Gressel grinned when the second-guessing of “El Pistolero” and his 37-year-old legs was mentioned on Saturday.

“It was perfect. It was perfect. Because look at him now,” said the German-American utility man. "He’s getting more comfortable. I think it's something that you can't just write off, in a sense, where you can't just be coming into a new team and a new club, a new city for the family, everything.

"It takes a little bit of time and that happened for him, that happened for me, those things just are just normal. And for him to be called out a little bit, I think helped him to kind of get that edge where now he's clinical and he's the Suárez we’ve known, so he can come in and change the game like he did today for us.”

Miami show marches on

The fact Suárez drew as many cheers as jeers from the crowd along the way was a reminder that he’s a global figure in his own right, which poses yet another challenge for Miami’s opponents to reckon with.

“Clearly this was a different match, because it’s more of an international brand you're going against,” said Lesesne, who admitted that while his side took a deserving lead via a 14th-minute Jared Stroud thunderbolt, they fell well short of what was required to take points.

“Regardless of [whether] Messi’s here or not, Inter Miami has so many big names, so that’s exciting. But probably more important than that is how our supporters tried to combat that; they were trying to make as much noise as possible to not let Inter Miami feel like they were the ones that were dictating the atmosphere at Audi Field. And that to me is special, that means they care about our club in a completely different way.”

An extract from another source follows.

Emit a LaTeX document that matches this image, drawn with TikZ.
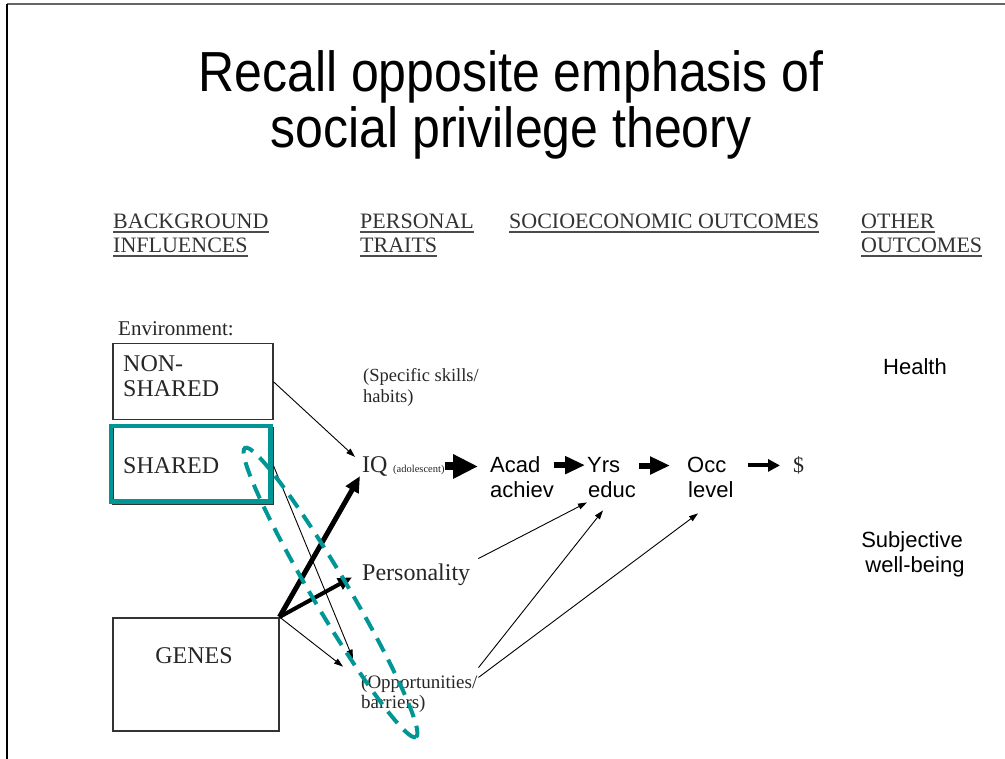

Said Gressel of the warm welcome IMCF received on this visit to his former club, where he played from 2020-22: “It's definitely different. In this league, I've never really experienced it that way. Obviously, it's nice as an away team to not have the whole stadium against you. So in that sense, it makes it maybe a little bit easier. But yeah, it's just kind of what it is.”

Notably, Messi was still part of the conversation in absentia. Multiple reporters pressed Martino for further details about the “overload” in his right leg that led to an early exit from Wednesday’s CCC win, wondering whether it could affect the GOAT’s availability for Argentina’s upcoming international friendlies in Philadelphia and Los Angeles.

“Messi's injury must be dealt with week by week, and we will evaluate it. What is clear is that there is a goal with him, which is to play in the Concacaf quarterfinals [vs. CF Monterrey on April 3 and 10],” said Martino, himself a former Argentina manager.

“He has a muscle injury. The selection issue is for the people of the national team to talk about.”